Politics outlines the different forms a government can take along with their various strengths and weaknesses. In this modern age, there is a common belief that democracy is the only truly legitimate form of government. Aristotle doesn't seem to think too highly of it because it has several predictable modes of failure. One in particular should seem rather familiar: the lower class, if it is abundant enough, will use its votes to start redistributing the property of the middle and upper class and it will continue to do so until either these classes revolt, flee, or are reduced to the point where there's nothing left to "redistribute". But as Aristotle shows, every form of government fails sooner or later when bad men inevitably end up in charge. The form of government does not prevent failure itself. The form only dictates the possible failure modes. Historically, the government of today is the one which addresses the failure mode of yesterday's government.

Rhetoric is a particularly interesting work in today's intellectual atmosphere. We don't really teach rhetoric as a subject anymore. We teach "writing" and weteach "critical thinking" or "logic". Our teaching on identifying bad logic in written arguments usually focuses on logical fallacies. Now, logical fallacies are a real problem that everyone should understand. But this approach alone has its limit. It focuses primarily on errors made on the production side, i.e. in the arguer's writing and thinking. Rhetoric is, in a way, the inverse of that. Rhetoric considers errors in thinking produced on the consumption side, i.e. in the listener or reader's own thoughts. Now, strictly speaking, rhetoric can involve the deliberate use of logical fallacies. However, that is not necessarily so and Aristotle tends to shy away from such tactics. But that doesn't leave the speaker without options for manipulation. To give one simple example, it's not really a failure of logic on the speaker's part to praise the virtues of the listener. It just has nothing to do with the argument at hand. And yet it still leaves the listener positively disposed toward everything that follows. The error is not the speaker's; the error is the listener's. This is the side we don't really teach anymore and that leaves our citizenry open to manipulation. We should fix it. The fact that education standards are created by those doing the manipulating means that we won't.

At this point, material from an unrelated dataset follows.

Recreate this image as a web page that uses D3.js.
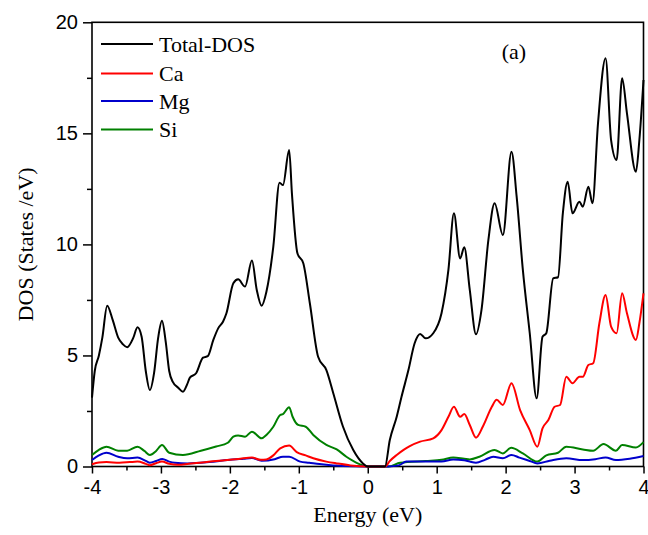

Poetics outlines a lot of what Aristotle thinks is essential to literature and what simply makes some works better than others. It is very focused on stage tragedies but a great deal of what he says is universal. And it's a lot more in-depth than the usual glib summary of "it's about how plays should have unity of place, time, and action". It's also a pretty short read in itself so I won't bore you with the details.

That said, there is one particular nugget in his Poetics which I think addresses a wide-spread modern misconception in the literary world. Among the things Aristotle says are essential to tragedy (by tragedy Aristotle means most plays which we today would not consider comedies), he lists "thought". And by "thought" he means, "proving or disproving some particular point, or enunciating some universal proposition." Now, the 20th-century German Marxist playwright Bertolt Brecht has a related idea, and that is that "all art is political". This is similar to Aristotle's idea that a tragedy must fundamentally involve "proving or disproving".

What about Aristotle's other option, "enunciating some universal proposition"? One would think this would be one sticky wicket for Brecht and friends. However, according to Brecht, in the cases when a piece of art seems apolitical, it is because it is actually reinforcing the status quo. In other words, to Brecht, there are no universal propositions. This is a common theme in 20th-century thought: everything is relative, everything is a social construct, and perception determines reality.

Are there truly no universally human ideas? I, and Aristotle, would say that there certainly are. There are some ideas that aren't even limited to humans. For example, there is a notion that beauty is merely what society tells us it is. But there are certain elements, such as symmetry, which clearly influence the mating choices of not just humans but virtually every animal in existence. Likewise, all animals, including humans, have some drive toward self-preservation such that death, unless there are some other mitigating circumstances involved, is certainly a universal ill. The whole realm of science is based on the idea that there are things which exist and can be measured. Perception does not determine atomic weight. Perception does not create gravity. The Earth will orbit the sun even if a smart fellow such as Aristotle denies it. These things are certainly universally true and apolitical, not merely social constructs accepted because they are part of the status quo. The only way out of this argument is to insist what we take to be objectively real is merely "politics", i.e. an invention of the culture and time we live in. But insist all you like Brechtians; the universe won't care.